Project Details
Description
This Doctor of Philosophy in the College of Indigenous Futures, Education, and the Arts, at Charles Darwin University in the Northern Territory, will provide the first evidence-based research on articulations of ‘Indigenous allyship’ in a higher education Northern Territory context. This is a qualitative exploration on the impact of ally experiences, in the in-between spaces of teaching and learning, for both Indigenous students and academic educators. Interpretive Phenomenological Analysis (IPA) will bring forward the experiences of the participants and guide data analysis. This data, dovetailed with relevant policy, will be analysed through the social justice and critical race lens of Critical Race Theory (CRT). CRT is the primary epistemological and methodological keystone to decolonise this research process, especially as I am not Indigenous. CRT is deployed to guide the analysis of the participants’ experiences, in a framework of Indigenous Allyship, in the practice of learning by doing.
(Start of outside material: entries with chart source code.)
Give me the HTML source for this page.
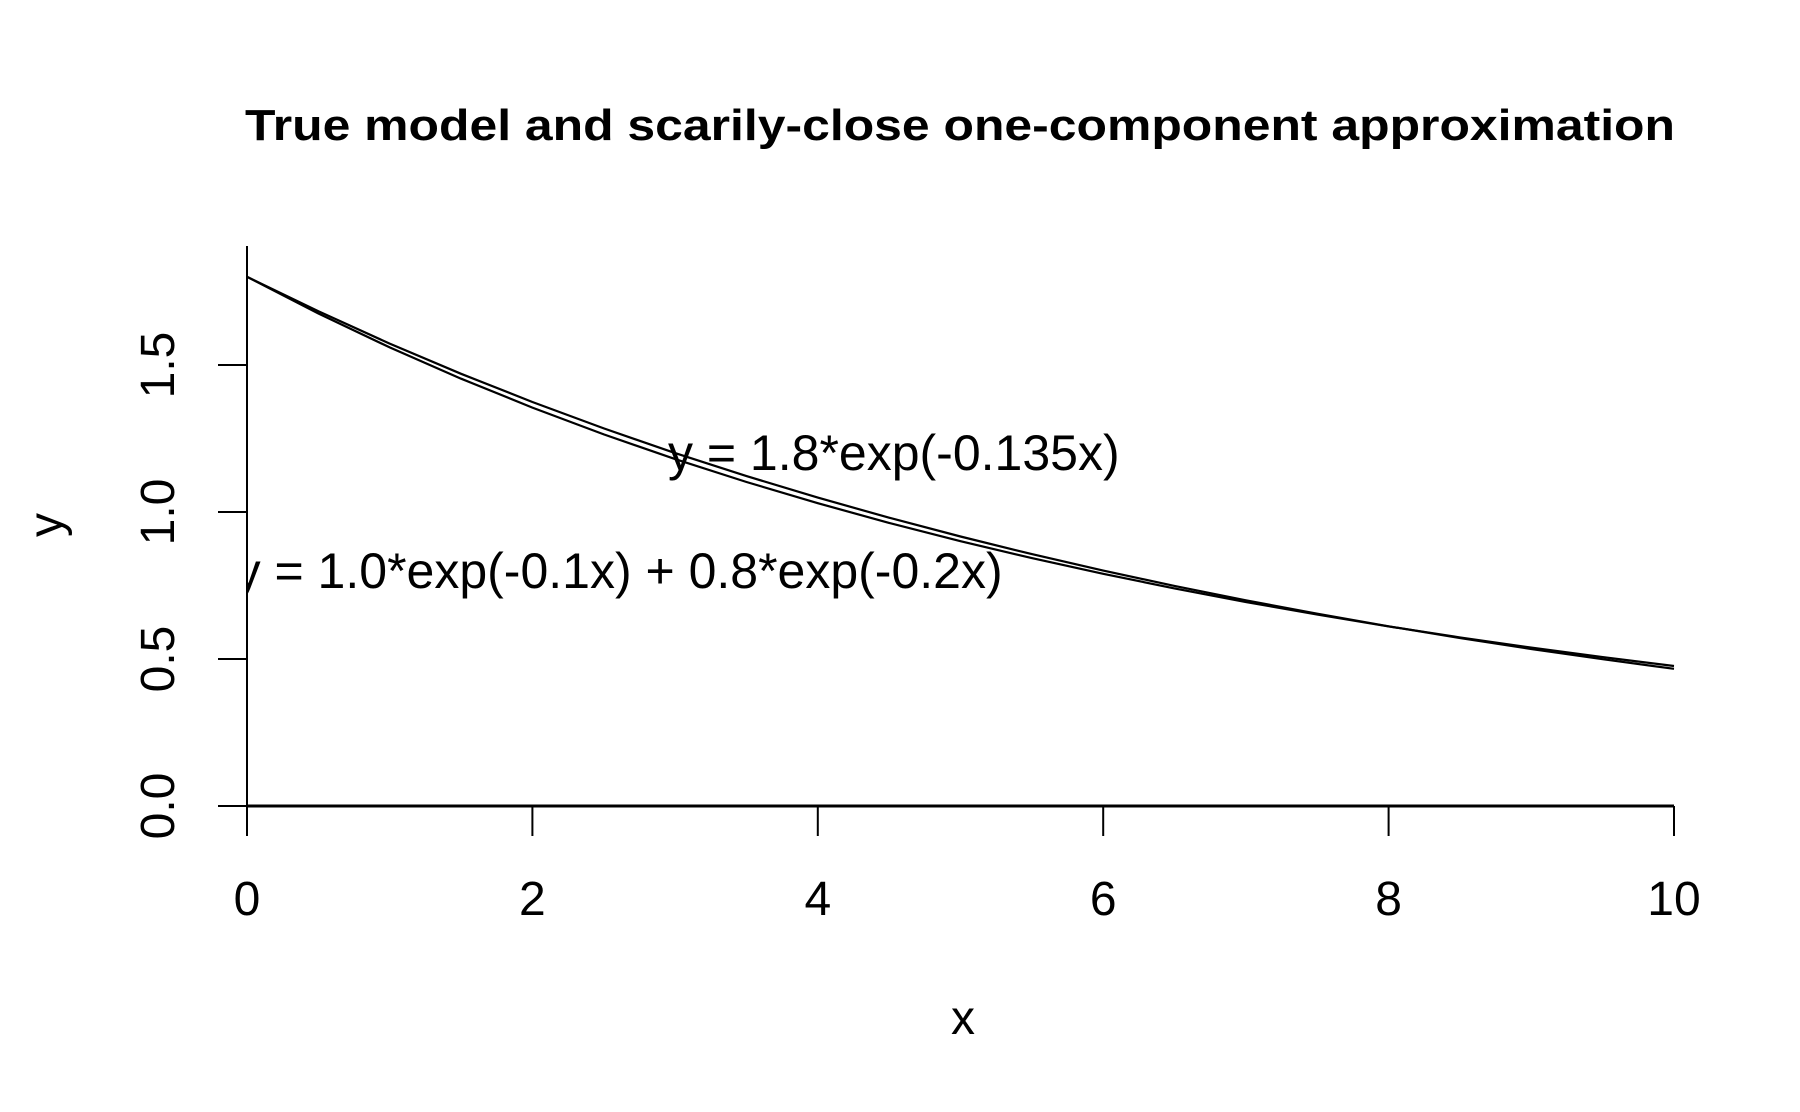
<!DOCTYPE html>
<html><head><meta charset="utf-8"><style>
html,body{margin:0;padding:0;background:#fff;}
svg{display:block;font-family:"Liberation Sans",Arial,sans-serif;}
</style></head><body>
<svg id="chart" width="1800" height="1112" viewBox="0 0 1800 1112">
<defs><clipPath id="plotclip"><rect x="247" y="200" width="1460" height="612"/></clipPath></defs>
<text x="960" y="140" text-anchor="middle" font-size="44" font-weight="bold" textLength="1430" lengthAdjust="spacingAndGlyphs">True model and scarily-close one-component approximation</text>
<g id="axes"></g>
<g id="series" clip-path="url(#plotclip)"></g>
<text x="963" y="1034" text-anchor="middle" font-size="48">x</text>
<text transform="translate(62,525) rotate(-90)" text-anchor="middle" font-size="48">y</text>
</svg>
<script>
const xs = [0,0.5,1,1.5,2,2.5,3,3.5,4,4.5,5,5.5,6,6.5,7,7.5,8,8.5,9,9.5,10];
const approxY = [1.8,1.6825,1.5727,1.4700,1.3741,1.2844,1.2005,1.1222,1.0489,0.9805,0.9165,0.8567,0.8008,0.7485,0.6996,0.6540,0.6113,0.5714,0.5341,0.4992,0.4666];
const trueY = [1.8,1.6751,1.5598,1.4534,1.3550,1.2640,1.1799,1.1020,1.0298,0.9629,0.9008,0.8433,0.7898,0.7401,0.6939,0.6509,0.6109,0.5736,0.5388,0.5064,0.4762];
const xTicks = [0,2,4,6,8,10];
const xTickLabels = ["0","2","4","6","8","10"];
const yTicks = [0,0.5,1,1.5];
const yTickLabels = ["0.0","0.5","1.0","1.5"];
const labelApprox = "y = 1.8*exp(-0.135x)";
const labelTrue = "y = 1.0*exp(-0.1x) + 0.8*exp(-0.2x)";

const NS = "http://www.w3.org/2000/svg";
const X0 = 247, X1 = 1674, Y0 = 806, Y15 = 365;
const sx = v => X0 + v * (X1 - X0) / 10;
const sy = v => Y0 - v * (Y0 - Y15) / 1.5;
function mk(tag, attrs, parent){const e=document.createElementNS(NS,tag);for(const k in attrs)e.setAttribute(k,attrs[k]);parent.appendChild(e);return e;}
const axes = document.getElementById('axes');
const series = document.getElementById('series');

let l = mk('line',{x1:X0,y1:Y0,x2:X1,y2:Y0,stroke:'#000','stroke-width':3},axes);


l = mk('line',{x1:X0,y1:246,x2:X0,y2:Y0,stroke:'#000','stroke-width':2},axes);



xTicks.forEach((t,i)=>{
  const tk = mk('line',{x1:sx(t),y1:Y0,x2:sx(t),y2:Y0+30,stroke:'#000','stroke-width':2},axes);
  
  
  const tx = mk('text',{x:sx(t),y:915,'text-anchor':'middle','font-size':48},axes);
  tx.textContent = xTickLabels[i];
  
  
});
yTicks.forEach((t,i)=>{
  const tk = mk('line',{x1:218,y1:sy(t),x2:X0,y2:sy(t),stroke:'#000','stroke-width':2},axes);
  
  
  const tx = mk('text',{transform:`translate(174,${sy(t)}) rotate(-90)`,'text-anchor':'middle','font-size':48},axes);
  tx.textContent = yTickLabels[i];
  
  
});

function path(ys){return xs.map((x,i)=>(i?'L':'M')+sx(x).toFixed(1)+','+sy(ys[i]).toFixed(1)).join(' ');}
let p = mk('path',{d:path(trueY),fill:'none',stroke:'#000','stroke-width':2.2},series);


p = mk('path',{d:path(approxY),fill:'none',stroke:'#000','stroke-width':2.2},series);



let a = mk('text',{x:sx(2.95),y:sy(1.2)+17,'font-size':50},series);
a.textContent = labelApprox;


a = mk('text',{x:sx(-0.08),y:sy(0.8)+17,'font-size':50},series);
a.textContent = labelTrue;


</script>
</body></html>
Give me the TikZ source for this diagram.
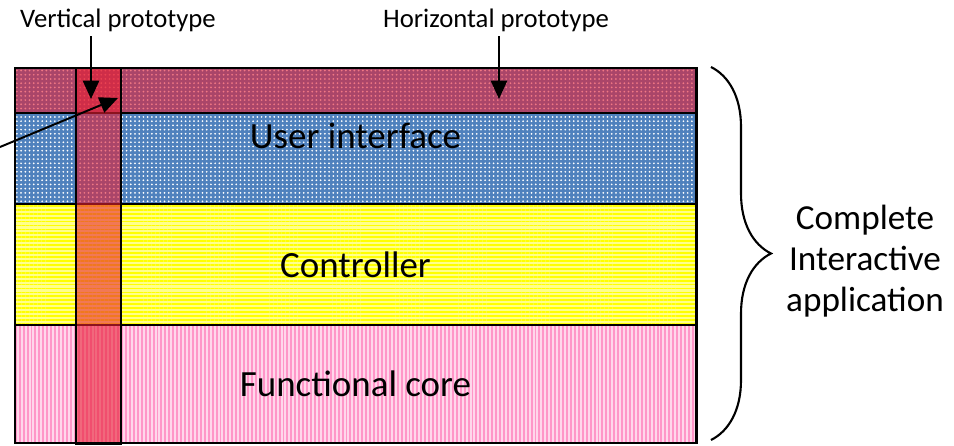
\documentclass[tikz,border=0pt]{standalone}
\usepackage{fontspec}
\setmainfont{Carlito}
\usetikzlibrary{positioning, arrows.meta, patterns.meta, decorations.pathreplacing}

\definecolor{uiblue}{RGB}{79,129,189}
\definecolor{ctrlyellow}{RGB}{255,255,0}
\definecolor{ctrlpale}{RGB}{255,255,140}
\definecolor{corepink}{RGB}{255,150,200}
\definecolor{corepale}{RGB}{255,215,235}
\definecolor{protored}{RGB}{232,30,50}

\tikzset{
  layer/.style={draw=black, line width=2pt, outer sep=0pt, inner sep=0pt,
    minimum width=17.025cm, font=\fontsize{26.3}{31}\selectfont},
  proto/.style={draw=black, line width=2pt, outer sep=0pt, fill=protored, fill opacity=0.6},
  note/.style={font=\fontsize{19}{23}\selectfont},
  pointer/.style={line width=1.4pt, -{Triangle[length=13pt,width=11.5pt]}}
}

\begin{document}
\begin{tikzpicture}[x=0.025cm, y=-0.025cm]
\useasboundingbox (0,0) rectangle (954,446);

\node[layer, minimum height=3.4cm, preaction={fill=uiblue},
  pattern={Dots[distance=3pt,radius=0.7pt]}, pattern color=white] (ui) at (355.5,136) {User interface};
\node[layer, minimum height=3.025cm, preaction={fill=ctrlpale},
  pattern={Lines[angle=0,distance=2.8pt,line width=1.3pt]}, pattern color=ctrlyellow] (ctrl) [below=0pt of ui] {Controller};
\node[layer, minimum height=2.95cm, preaction={fill=corepale},
  pattern={Lines[angle=90,distance=2.8pt,line width=1.4pt]}, pattern color=corepink] (core) [below=0pt of ctrl] {Functional core};

\node[proto, minimum width=17.025cm, minimum height=1.125cm, anchor=north] (hproto) at (ui.north) {};
\node[proto, minimum width=1.125cm, minimum height=9.375cm, anchor=north west] (vproto) at (76,68) {};

\node[note] (vlabel) at (118,20) {Vertical prototype};
\node[note] (hlabel) at (496,20) {Horizontal prototype};

\coordinate (vtip) at (91,99);
\coordinate (htip) at (499,99);
\coordinate (outside) at (0,147);
\coordinate (dtip) at (118,98);
\draw[pointer] (vlabel.south -| vtip) -- (vtip);
\draw[pointer] (hlabel.south -| htip) -- (htip);
\draw[pointer] (outside) -- (dtip);

\coordinate (btop) at (711,67);
\coordinate (bbot) at (711,440);
\draw[line width=1.5pt, decorate, decoration={brace, amplitude=1.5cm}] (btop) -- (bbot);
\node[font=\fontsize{25}{29}\selectfont, align=center] (whole) at (865,261) {Complete\\Interactive\\application};
\end{tikzpicture}
\end{document}
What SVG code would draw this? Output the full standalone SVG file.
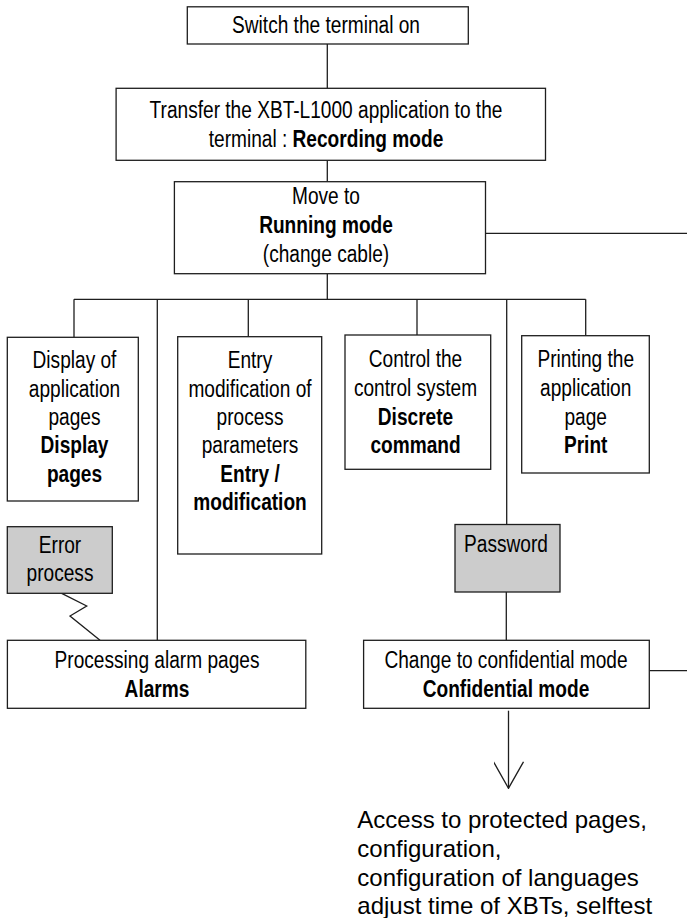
<svg xmlns="http://www.w3.org/2000/svg" width="687" height="918" viewBox="0 0 687 918">
<style>
.box{fill:#ffffff;stroke:#1e1e1e;stroke-width:1.3}
.grey{fill:#cccccc;stroke:#1e1e1e;stroke-width:1.3}
.t{font-family:"Liberation Sans",Arial,sans-serif;font-size:23.3px;fill:#000;text-anchor:middle}
.b{font-weight:bold}
.big{font-family:"Liberation Sans",Arial,sans-serif;font-size:24px;fill:#000}
.c{fill:none;stroke:#1e1e1e;stroke-width:1.3}
</style>
<defs>
<marker id="openV" viewBox="0 0 31 30" refX="30" refY="15" markerWidth="31" markerHeight="30" markerUnits="userSpaceOnUse" orient="auto">
<path d="M3.4,0 L30,15 L3.4,30" fill="none" stroke="#1e1e1e" stroke-width="1.3"/>
</marker>
</defs>
<rect width="687" height="918" fill="#ffffff"/>

<g id="connectors">
<line class="c" x1="327.3" y1="44" x2="327.3" y2="88.3"/>
<line class="c" x1="327.3" y1="160.3" x2="327.3" y2="181.7"/>
<line class="c" x1="327.3" y1="273.7" x2="327.3" y2="299.3"/>
<line class="c" x1="485.5" y1="233.3" x2="687" y2="233.3"/>
<line class="c" x1="74" y1="299.3" x2="585.7" y2="299.3"/>
<line class="c" x1="74" y1="299.3" x2="74" y2="337.3"/>
<line class="c" x1="157.3" y1="299.3" x2="157.3" y2="640.3"/>
<line class="c" x1="248.3" y1="299.3" x2="248.3" y2="336.7"/>
<line class="c" x1="417" y1="299.3" x2="417" y2="335"/>
<line class="c" x1="506.7" y1="299.3" x2="506.7" y2="524.5"/>
<line class="c" x1="585.7" y1="299.3" x2="585.7" y2="335.7"/>
<line class="c" x1="506.3" y1="592" x2="506.3" y2="640.3"/>
<polyline class="c" points="61.7,593.3 86.7,606 70,616 100,640.3"/>
<line class="c" x1="649.3" y1="670.7" x2="687" y2="670.7"/>
<line class="c" x1="508.5" y1="710.7" x2="508.5" y2="788.3" marker-end="url(#openV)"/>
</g>

<g id="switch-on">
<rect class="box" x="187.3" y="6.8" width="281" height="37.2"/>
<g transform="translate(326 0) scale(0.82 1)"><text class="t" x="0" y="33.3">Switch the terminal on</text></g>
</g>

<g id="transfer">
<rect class="box" x="116.1" y="88.3" width="429.4" height="72"/>
<g transform="translate(326 0) scale(0.82 1)">
<text class="t" x="0" y="118.3">Transfer the XBT-L1000 application to the</text>
<text class="t" x="0" y="146.7">terminal : <tspan class="b">Recording mode</tspan></text>
</g>
</g>

<g id="running-mode">
<rect class="box" x="174.4" y="181.7" width="311.1" height="92"/>
<g transform="translate(326 0) scale(0.82 1)">
<text class="t" x="0" y="204">Move to</text>
<text class="t b" x="0" y="233.3">Running mode</text>
<text class="t" x="0" y="261.7">(change cable)</text>
</g>
</g>

<g id="display-pages">
<rect class="box" x="7.3" y="337.3" width="131" height="163.7"/>
<g transform="translate(74.5 0) scale(0.82 1)">
<text class="t" x="0" y="368.3">Display of</text>
<text class="t" x="0" y="396.7">application</text>
<text class="t" x="0" y="425">pages</text>
<text class="t b" x="0" y="453.3">Display</text>
<text class="t b" x="0" y="481.7">pages</text>
</g>
</g>

<g id="entry-modification">
<rect class="box" x="177.7" y="336.7" width="144" height="217.3"/>
<g transform="translate(250 0) scale(0.82 1)">
<text class="t" x="0" y="368.3">Entry</text>
<text class="t" x="0" y="396.7">modification of</text>
<text class="t" x="0" y="425">process</text>
<text class="t" x="0" y="453.3">parameters</text>
<text class="t b" x="0" y="481.7">Entry /</text>
<text class="t b" x="0" y="510">modification</text>
</g>
</g>

<g id="discrete-command">
<rect class="box" x="345" y="335" width="145.7" height="134.3"/>
<g transform="translate(415.5 0) scale(0.82 1)">
<text class="t" x="0" y="367.3">Control the</text>
<text class="t" x="0" y="396">control system</text>
<text class="t b" x="0" y="425">Discrete</text>
<text class="t b" x="0" y="453.3">command</text>
</g>
</g>

<g id="print">
<rect class="box" x="521.7" y="335.7" width="127.6" height="137.3"/>
<g transform="translate(585.7 0) scale(0.82 1)">
<text class="t" x="0" y="367.3">Printing the</text>
<text class="t" x="0" y="396">application</text>
<text class="t" x="0" y="425">page</text>
<text class="t b" x="0" y="453.3">Print</text>
</g>
</g>

<g id="error-process">
<rect class="grey" x="7.3" y="526.7" width="105" height="66.6"/>
<g transform="translate(60 0) scale(0.82 1)">
<text class="t" x="0" y="553.3">Error</text>
<text class="t" x="0" y="581">process</text>
</g>
</g>

<g id="password">
<rect class="grey" x="455" y="524.5" width="105" height="67.5"/>
<g transform="translate(506 0) scale(0.82 1)">
<text class="t" x="0" y="551.7">Password</text>
</g>
</g>

<g id="alarms">
<rect class="box" x="7.4" y="640.3" width="298.4" height="68"/>
<g transform="translate(157 0) scale(0.82 1)">
<text class="t" x="0" y="668.3">Processing alarm pages</text>
<text class="t b" x="0" y="696.7">Alarms</text>
</g>
</g>

<g id="confidential-mode">
<rect class="box" x="363.6" y="640.3" width="285.7" height="68"/>
<g transform="translate(506 0) scale(0.82 1)">
<text class="t" x="0" y="668.3">Change to confidential mode</text>
<text class="t b" x="0" y="696.7">Confidential mode</text>
</g>
</g>

<g id="protected-access">
<text class="big" x="357.3" y="827.7">Access to protected pages,</text>
<text class="big" x="357.3" y="856.7">configuration,</text>
<text class="big" x="357.3" y="885.7">configuration of languages</text>
<text class="big" x="357.3" y="914">adjust time of XBTs, selftest</text>
</g>
</svg>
My own story will thread the research, with Auto-Ethnographic Voice (AEV), in the revealing of ally impacts, for positioning and authenticity. CRT will be partnered with a suite of co-developed interrupting tools with the Indigenous student participants (Hall, 2017). The interrupting tools will build on the foundation of CRT, to critically re-frame the participant/researcher relationship, as a stratum defence of decolonial research. The outcome will inform an Indigenous allyship framework of teaching and learning, to reposition the ‘in-between’, as prime real-estate.